Patient-Centred Medicine: Transforming the Clinical Method (4e)
By: Moira Stewart, Judith Belle Brown, Wayne W. Weston, Thomas R. Freeman, Bridget L. Ryan, Carol L. McWilliam, and Ian R. McWhinney.
It has been 10 years since the third edition of this book. Is the patient-centered clinical method still relevant given the massive problems facing society? In our view, patient-centered health care is even more relevant today in helping to swing the pendulum back from divisiveness toward healing and hope.
This book makes the case that patient-centered care is an important force counteracting these negative influences and has abiding value as an anchor during troubled times.
There has been a resurgence of interest in patient-centered, compassionate, and whole person care: a reawakening of how it works in our current society…Our goal, in launching this fourth edition, is to place the patient-centered clinical method in the current world context and provide constructive information and encouragement.

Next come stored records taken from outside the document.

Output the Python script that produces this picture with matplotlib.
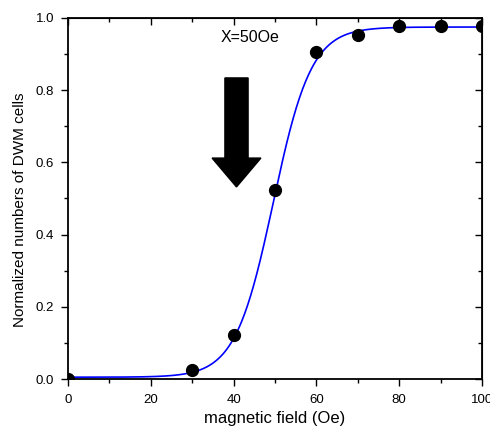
import numpy as np
import matplotlib
matplotlib.use("Agg")
import matplotlib.pyplot as plt
from matplotlib.patches import FancyArrow

plt.rcParams['font.family'] = ['Liberation Sans', 'DejaVu Sans']

# measured data
field = [0, 30, 40, 50, 60, 70, 80, 90, 100]
fraction = [0.0, 0.025, 0.122, 0.524, 0.905, 0.953, 0.977, 0.977, 0.977]

# Boltzmann fit parameters
A1, A2, X0, DX = 0.005, 0.975, 49.6, 4.6

xticks = [0, 20, 40, 60, 80, 100]
yticks = [0.0, 0.2, 0.4, 0.6, 0.8, 1.0]

fig = plt.figure(figsize=(4.9, 4.3), dpi=100)
ax = fig.add_axes([68/490, 1-379/430, 414/490, 361/430])

xf = np.linspace(0, 100, 400)
yf = A2 + (A1 - A2) / (1 + np.exp((xf - X0) / DX))
ax.plot(xf, yf, color='#0000ff', lw=1.2, zorder=2)
ax.plot(field, fraction, 'o', color='black', ms=8.5, zorder=3, clip_on=True)

ax.set_xlim(0, 100)
ax.set_ylim(0, 1.0)
ax.set_xticks(xticks)
ax.set_yticks(yticks)
ax.set_xticklabels([str(t) for t in xticks])
ax.set_yticklabels([f"{t:.1f}" for t in yticks])
ax.set_xticks(np.arange(10, 100, 20), minor=True)
ax.set_yticks(np.arange(0.1, 1.0, 0.2), minor=True)

ax.tick_params(axis='both', which='major', direction='out', length=5, width=1,
               labelsize=9.5, colors='black')
ax.tick_params(axis='x', which='major', pad=6)
ax.tick_params(axis='y', which='major', pad=5)
ax.tick_params(axis='both', which='minor', direction='out', length=3, width=1)
for s in ax.spines.values():
    s.set_linewidth(1.3)

# mirrored inward ticks on top and right
sec_x = ax.secondary_xaxis('top')
sec_x.set_xticks(xticks)
sec_x.set_xticks(np.arange(10, 100, 20), minor=True)
sec_x.tick_params(which='major', direction='in', length=5, width=1, labeltop=False)
sec_x.tick_params(which='minor', direction='in', length=3, width=1)
sec_x.set_xticklabels([])
sec_y = ax.secondary_yaxis('right')
sec_y.set_yticks(yticks)
sec_y.set_yticks(np.arange(0.1, 1.0, 0.2), minor=True)
sec_y.tick_params(which='major', direction='in', length=5, width=1)
sec_y.tick_params(which='minor', direction='in', length=3, width=1)
sec_y.set_yticklabels([])

ax.set_xlabel('magnetic field (Oe)', fontsize=12)
ax.xaxis.set_label_coords(0.5, -0.088)
ax.set_ylabel('Normalized numbers of DWM cells', fontsize=11)
ax.yaxis.set_label_coords(-0.099, 0.47)

ax.text(44.0, 0.945, 'X=50Oe', fontsize=11.5, ha='center', va='center')

arrow = FancyArrow(40.7, 0.834, 0, -0.302, width=5.6, head_width=11.8,
                   head_length=0.08, length_includes_head=True,
                   color='black', zorder=4)
ax.add_patch(arrow)

fig.savefig('out.png', dpi=100)
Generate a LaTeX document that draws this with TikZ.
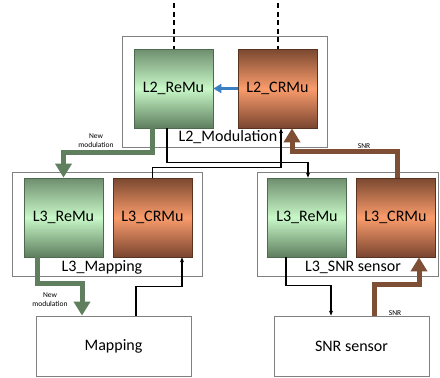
\documentclass[tikz,border=0pt]{standalone}
\usepackage{fontspec}
\setmainfont{Carlito}
\usetikzlibrary{arrows.meta}
\definecolor{gtop}{HTML}{6E8E6E}
\definecolor{gmid}{HTML}{C8F8C8}
\definecolor{gbot}{HTML}{5E7E5E}
\definecolor{gline}{HTML}{4E6A4E}
\definecolor{btop}{HTML}{7A4830}
\definecolor{bmid}{HTML}{FA9C6C}
\definecolor{bbot}{HTML}{7A4530}
\definecolor{bline}{HTML}{5A3220}
\definecolor{garrow}{HTML}{5F7F5F}
\definecolor{barrow}{HTML}{7F4F35}
\definecolor{blarrow}{HTML}{3A80C4}
\definecolor{frame}{HTML}{808080}
\tikzset{
  unit/.style={minimum width=79pt,minimum height=79pt,inner sep=0pt,font=\fontsize{16}{18}\selectfont},
  gbox/.style={unit,draw=gline,line width=0.7pt,top color=gtop,bottom color=gbot,middle color=gmid},
  bbox/.style={unit,draw=bline,line width=0.7pt,top color=btop,bottom color=bbot,middle color=bmid},
  plain/.style={draw=frame,line width=0.8pt,minimum width=155pt,minimum height=60pt,inner sep=0pt,font=\fontsize{16}{18}\selectfont},
  frm/.style={draw=frame,line width=0.8pt},
  flabel/.style={font=\fontsize{16}{18}\selectfont,inner sep=0pt},
  slabel/.style={font=\fontsize{7.5}{9}\selectfont,align=center,inner sep=0pt},
  gthick/.style={draw=garrow,line width=5pt,line join=miter,-{Triangle[width=16pt,length=14pt]}},
  bthick/.style={draw=barrow,line width=5pt,line join=miter,-{Triangle[width=16pt,length=14pt]}},
  thin/.style={draw=black,line width=1.1pt,-{Stealth[length=5pt,width=4pt]}},
  dashline/.style={draw=black,line width=2pt,dash pattern=on 5pt off 3.5pt},
}
\begin{document}
\begin{tikzpicture}[x=1pt,y=-1pt]
\useasboundingbox (0,0) rectangle (440,378);
% frames
\draw[frm] (122,36) rectangle (327,147);
\draw[frm] (12,172) rectangle (202,276);
\draw[frm] (257,172) rectangle (438,276);
\node[flabel] (lm) at (228,137) {L2\_Modulation};
\node[flabel] (lmap) at (102,267) {L3\_Mapping};
\node[flabel] (lsnr) at (353,267) {L3\_SNR sensor};
% unit boxes
\node[gbox] (l2re) at (173.5,88.5) {L2\_ReMu};
\node[bbox] (l2cr) at (277.5,88.5) {L2\_CRMu};
\node[gbox] (l3reA) at (63.5,217.5) {L3\_ReMu};
\node[bbox] (l3crA) at (152.5,217.5) {L3\_CRMu};
\node[gbox] (l3reB) at (307,217.5) {L3\_ReMu};
\node[bbox] (l3crB) at (395.5,217.5) {L3\_CRMu};
\node[plain] (map) at (113.5,346) {Mapping};
\node[plain] (snr) at (351.5,346) {SNR sensor};
% dashed inputs
\coordinate (t1) at (173.5,3);
\coordinate (t2) at (277.5,3);
\draw[dashline] (t1) -- (l2re.north);
\draw[dashline] (t2) -- (l2cr.north);
% blue arrow
\draw[draw=blarrow,line width=3pt,-{Triangle[width=9pt,length=8pt]}] (l2cr.west) -- (l2re.east);
% thin black connectors
\draw[thin] ([xshift=-6.5pt]l2re.south) -- ++(0,34) -| ([xshift=1pt]l3reB.north);
\draw[thin] (l3crA.north) -- ++(0,-10) -| ([xshift=3.5pt]l2cr.south);
\draw[thin] ([xshift=22.5pt]map.north) -- ++(0,-29) -| ([xshift=29.5pt]l3crA.south);
\draw[thin] ([xshift=-21pt]l3reB.south) -- ++(0,28) -| ([xshift=-20.5pt]snr.north);
% thick connectors
\draw[gthick] ([xshift=-21.5pt]l2re.south) -- ++(0,24) -| (l3reA.north);
\draw[bthick] ([xshift=1.5pt]l3crB.north) -- ++(0,-26) -| ([xshift=14.5pt]l2cr.south);
\draw[gthick] ([xshift=-26.5pt]l3reA.south) -- ++(0,26) -| ([xshift=-31.5pt]map.north);
\draw[bthick] ([xshift=22.5pt]snr.north) -- ++(0,-31) -| ([xshift=23.5pt]l3crB.south);
% small labels
\node[slabel] (nm1) at (96,141) {New\\modulation};
\node[slabel] (nm2) at (50,299.5) {New\\modulation};
\node[slabel] (s1) at (364,146) {SNR};
\node[slabel] (s2) at (395,313) {SNR};
\end{tikzpicture}
\end{document}
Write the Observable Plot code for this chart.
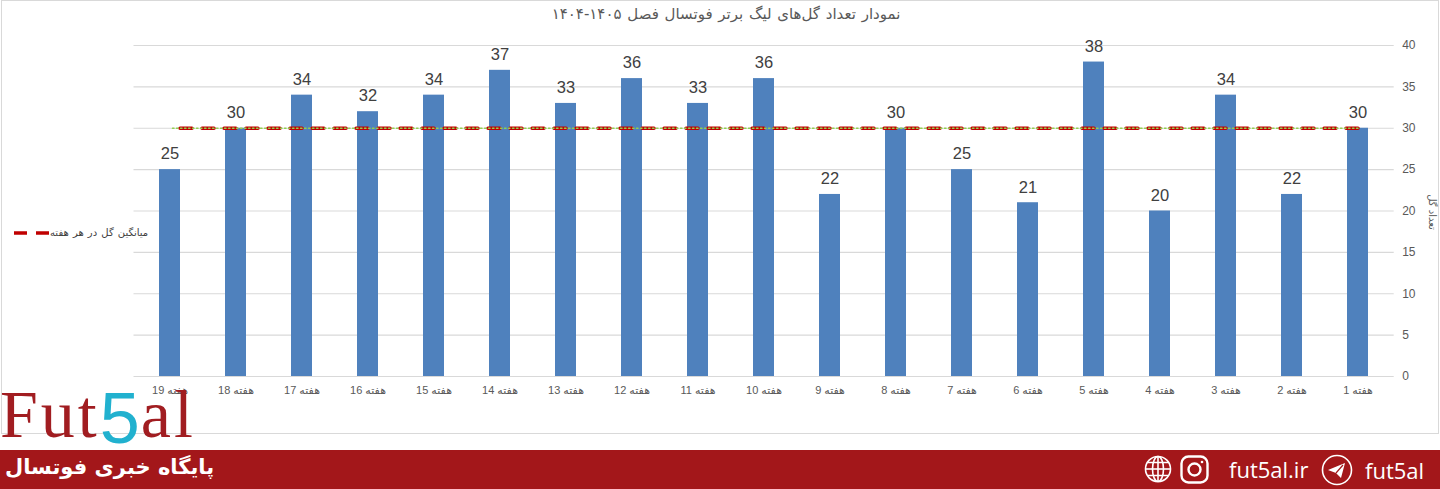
<!DOCTYPE html>
<html>
<head>
<meta charset="utf-8">
<script src="https://cdn.jsdelivr.net/npm/d3@7"></script>
<script src="https://cdn.jsdelivr.net/npm/@observablehq/plot@0.6"></script>
<style>
  html, body { margin:0; padding:0; background:#fff; }
  #page { position:relative; width:1440px; height:489px; overflow:hidden; background:#fff; }
  #chart { position:absolute; left:0; top:0; }
  #frame { position:absolute; left:1px; top:0; width:1436px; height:432px; border:1px solid #d9d9d9; box-sizing:content-box; pointer-events:none; }
  #title { position:absolute; top:5px; left:0; width:1452px; text-align:center; font:15px "DejaVu Sans", sans-serif; color:#595959; direction:rtl; word-spacing:1px; }
  #legend { position:absolute; left:12px; top:227px; display:flex; align-items:center; font:10px "DejaVu Sans", sans-serif; color:#404040; word-spacing:1px; }
  #ylabel { position:absolute; left:1432px; top:212px; transform:translate(-50%,-50%) rotate(90deg); font:10px "DejaVu Sans", sans-serif; color:#595959; white-space:nowrap; direction:rtl; }
  #logo { position:absolute; left:0; top:376px; font-family:"Liberation Serif", serif; font-size:68px; color:#a11d21; letter-spacing:3px; line-height:1; white-space:nowrap; }
  #logo .five { font-family:"Liberation Sans", sans-serif; color:#21b1cf; font-size:72px; position:relative; top:6px; letter-spacing:1px; }
  #banner { position:absolute; left:0; top:450px; width:1440px; height:39px; background:#a3171a; }
  #banner .fa { position:absolute; left:5px; top:5px; font:bold 21px "DejaVu Sans", sans-serif; color:#fff; direction:rtl; white-space:nowrap; letter-spacing:-0.5px; }
  #banner .en { position:absolute; top:4px; font:22px "Open Sans", sans-serif; color:#fff; white-space:nowrap; }
  #banner svg.icon { position:absolute; top:5px; }
</style>
</head>
<body>
<div id="page">
  <div id="chart"></div>
  <div id="frame"></div>
  <div id="title">نمودار تعداد گل‌های لیگ برتر فوتسال فصل ۱۴۰۵-۱۴۰۴</div>
  <div id="legend">
    <svg width="38" height="10"><line x1="2" y1="5" x2="38" y2="5" stroke="#c00000" stroke-width="3.5" stroke-dasharray="13,9"></line></svg>
    <span dir="rtl">میانگین گل در هر هفته</span>
  </div>
  <div id="ylabel">تعداد گل</div>
  <div id="logo">Fut<span class="five">5</span>al</div>
  <div id="banner">
    <div class="fa">پایگاه خبری فوتسال</div>
    <svg class="icon" style="left:1144px" width="28" height="28" viewBox="0 0 28 28" fill="none" stroke="#fff" stroke-width="1.6">
      <circle cx="14" cy="14" r="12.5"></circle>
      <ellipse cx="14" cy="14" rx="5.5" ry="12.5"></ellipse>
      <line x1="14" y1="1.5" x2="14" y2="26.5"></line>
      <line x1="1.5" y1="14" x2="26.5" y2="14"></line>
      <path d="M3.5 7.5 H24.5 M3.5 20.5 H24.5"></path>
    </svg>
    <svg class="icon" style="left:1180px" width="29" height="29" viewBox="0 0 29 29" fill="none" stroke="#fff" stroke-width="2.4">
      <rect x="1.5" y="1.5" width="26" height="26" rx="7"></rect>
      <circle cx="14.5" cy="14.5" r="6"></circle>
      <circle cx="22" cy="7" r="1.3" fill="#fff" stroke="none"></circle>
    </svg>
    <div class="en" style="left:1229px">fut5al.ir</div>
    <svg class="icon" style="left:1321px;top:4px" width="32" height="32" viewBox="0 0 32 32" fill="none" stroke="#fff" stroke-width="1.6">
      <circle cx="16" cy="16" r="14.5"></circle>
      <path d="M7 16 L24 9 L20 24 L15 19 Z" fill="#fff" stroke="none"></path>
      <path d="M15 19 L22 11" stroke="#a3171a" stroke-width="1.2"></path>
    </svg>
    <div class="en" style="left:1365px;top:5px">fut5al</div>
  </div>
</div>
<script>
const weeks = ["هفته 1","هفته 2","هفته 3","هفته 4","هفته 5","هفته 6","هفته 7","هفته 8","هفته 9","هفته 10","هفته 11","هفته 12","هفته 13","هفته 14","هفته 15","هفته 16","هفته 17","هفته 18","هفته 19"];
const goals = [30,22,34,20,38,21,25,30,22,36,33,36,33,37,34,32,34,30,25];
const avgGoals = 30;
const yTicks = [0,5,10,15,20,25,30,35,40];

const rows = weeks.map((w, i) => ({week: w, goals: goals[i]}));

const chart = Plot.plot({
  width: 1440,
  height: 433,
  marginLeft: 133.5,
  marginRight: 46.3,
  marginTop: 45,
  marginBottom: 57,
  style: {fontFamily: "'Liberation Sans','DejaVu Sans',sans-serif", background: "transparent", overflow: "visible"},
  x: {domain: weeks.slice().reverse(), paddingInner: 0.68, paddingOuter: 0.34, axis: null, label: null},
  y: {domain: [0, 40], axis: null, label: null},
  marks: [
    Plot.gridY(yTicks, {stroke: "#d9d9d9", strokeOpacity: 1, strokeWidth: 1.2}),
    Plot.barY(rows, {x: "week", y: "goals", fill: "#4f81bd"}),
    Plot.line(weeks, {x: d => d, y: () => avgGoals, stroke: "#c00000", strokeWidth: 3.5, strokeDasharray: "12,10"}),
    Plot.line(weeks, {x: d => d, y: () => avgGoals, stroke: "#92d050", strokeWidth: 1.5, strokeDasharray: "1.5,2.5"}),
    Plot.text(rows, {x: "week", y: "goals", text: d => String(d.goals), dy: -15.5, fontSize: 16.5, fill: "#404040"}),
    Plot.axisY(yTicks, {anchor: "right", tickSize: 0, tickPadding: 8, fontSize: 12, color: "#595959", label: null}),
    Plot.axisX({tickSize: 0, tickPadding: 10, fontSize: 11, color: "#595959", label: null, tickFormat: d => "\u202B" + d + "\u202C"})
  ]
});
document.getElementById("chart").appendChild(chart);
</script>
</body>
</html>
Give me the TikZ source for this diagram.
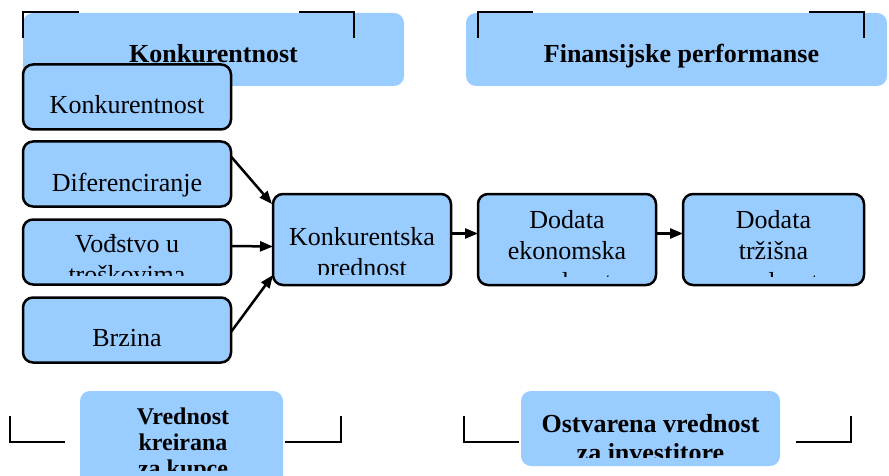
\documentclass[tikz,border=0pt]{standalone}
\usepackage{fontspec}
\setmainfont{Liberation Serif}
\usetikzlibrary{positioning,calc,arrows.meta}
\definecolor{paleblue}{RGB}{153,204,255}

\begin{document}
\begin{tikzpicture}[x=1pt, y=-1pt,
    band/.style={fill=paleblue, rounded corners=10pt, inner sep=0pt, outer sep=0pt},
    factor/.style={draw, line width=2.5pt, fill=paleblue, rounded corners=10pt, inner sep=0pt, outer sep=0pt, minimum width=208pt, minimum height=65pt},
    valuebox/.style={factor, minimum width=178pt, minimum height=91pt},
    plain/.style={font=\fontsize{26}{31}\selectfont, align=center, inner sep=0pt, anchor=base},
    heading/.style={plain, font=\bfseries\fontsize{26}{29}\selectfont},
    bracket/.style={line width=2.5pt},
    flow/.style={line width=2.5pt, -{Triangle[length=13pt,width=10pt]}}]

    \clip (0,0) rectangle (889,476);

    % gornje trake
    \node [band, minimum width=381pt, minimum height=73pt] (konkband) at (213.5,49.5) {};
    \node [band, minimum width=421pt, minimum height=73pt] (finband) at (676.5,49.5) {};
    \node [heading] (konktitle) at ($(konkband.north)+(0,50)$) {Konkurentnost};
    \node [heading] (fintitle) at ($(finband.north)+(5,50)$) {Finansijske performanse};
    \draw [bracket] (23,38) |- (79,12);
    \draw [bracket] (299,12) -| (354,38);
    \draw [bracket] (478,38) |- (533,12);
    \draw [bracket] (809,12) -| (864,38);

    % izvori konkurentnosti
    \node [factor] (konk) at (127,97) {};
    \node [factor, below=12pt of konk] (dif) {};
    \node [factor, below=13pt of dif] (vod) {};
    \node [factor, below=13pt of vod] (brz) {};
    \node [plain] (konktxt) at ($(konk.north)+(0,49)$) {Konkurentnost};
    \node [plain] (diftxt) at ($(dif.north)+(0,50)$) {Diferenciranje};
    \begin{scope}
        \clip (vod.north west) rectangle ($(vod.south east)+(0,-9)$);
        \node [plain] (vodtxt) at ($(vod.north)+(0,64)$) {Vođstvo u\\troškovima};
    \end{scope}
    \node [plain] (brztxt) at ($(brz.north)+(0,49)$) {Brzina};

    % lanac vrednosti
    \node [valuebox] (kp) at (362,239.5) {};
    \node [valuebox, right=27pt of kp] (eko) {};
    \node [valuebox, right=27pt of eko, minimum width=181pt] (trz) {};
    \begin{scope}
        \clip (kp.north west) rectangle ($(kp.south east)+(0,-11)$);
        \node [plain] (kptxt) at ($(kp.north)+(0,82)$) {Konkurentska\\prednost};
    \end{scope}
    \begin{scope}
        \clip (eko.north west) rectangle ($(eko.south east)+(0,-9)$);
        \node [plain] (ekotxt) at ($(eko.north)+(0,96)$) {Dodata\\ekonomska\\vrednost};
    \end{scope}
    \begin{scope}
        \clip (trz.north west) rectangle ($(trz.south east)+(0,-9)$);
        \node [plain] (trztxt) at ($(trz.north)+(0,96)$) {Dodata\\tržišna\\vrednost};
    \end{scope}

    \draw [flow] ($(dif.north east)+(0,15)$) -- ($(kp.north west)+(-1,10)$);
    \draw [flow] ($(vod.east)+(0,-6)$) -- ($(kp.west)+(0,7)$);
    \draw [flow] ($(brz.east)+(0,2)$) -- ($(kp.south west)+(0,-10)$);
    \draw [flow] ($(kp.east)+(0,-6)$) -- ($(eko.west)+(0,-6)$);
    \draw [flow] ($(eko.east)+(0,-6)$) -- ($(trz.west)+(0,-6)$);

    % donje trake
    \node [band, minimum width=203pt, minimum height=100pt] (kupci) at (181.5,441) {};
    \node [band, minimum width=259pt, minimum height=75pt] (inv) at (650.5,428.5) {};
    \draw [bracket] (10,416) |- (65,442);
    \draw [bracket] (285,442) -| (341,416);
    \draw [bracket] (464,416) |- (519,442);
    \draw [bracket] (796,442) -| (851,416);
    \begin{scope}
        \clip (kupci.north west) rectangle ($(kupci.north east)+(0,79)$);
        \node [heading, font=\bfseries\fontsize{24}{26}\selectfont] (kupcitxt) at ($(kupci.north)+(1.5,85)$) {Vrednost\\kreirana\\za kupce};
    \end{scope}
    \begin{scope}
        \clip (inv.north west) rectangle ($(inv.south east)+(0,-9)$);
        \node [heading, font=\bfseries\fontsize{26}{29}\selectfont] (invtxt) at ($(inv.north)+(0,70)$) {Ostvarena vrednost\\za investitore};
    \end{scope}

\end{tikzpicture}
\end{document}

The publishers say: "The patient-centered clinical method has been a core tenet of the practice and teaching of medicine since the first edition of Patient-Centered Medicine – Transforming the Clinical Method in 1995. This timely fourth edition continues to define the principles underpinning the patient-centered clinical method using four major components, clarifying its evolution and consequent development and brings the reader fully up to date. It reinforces the relevance of the method in the current much-changed realities of health care: in a world where virtual care will remain common; with rising dependence on technology; and with societal changes away from compassion, equity, and relationships toward confrontation, inequity, and self-absorption."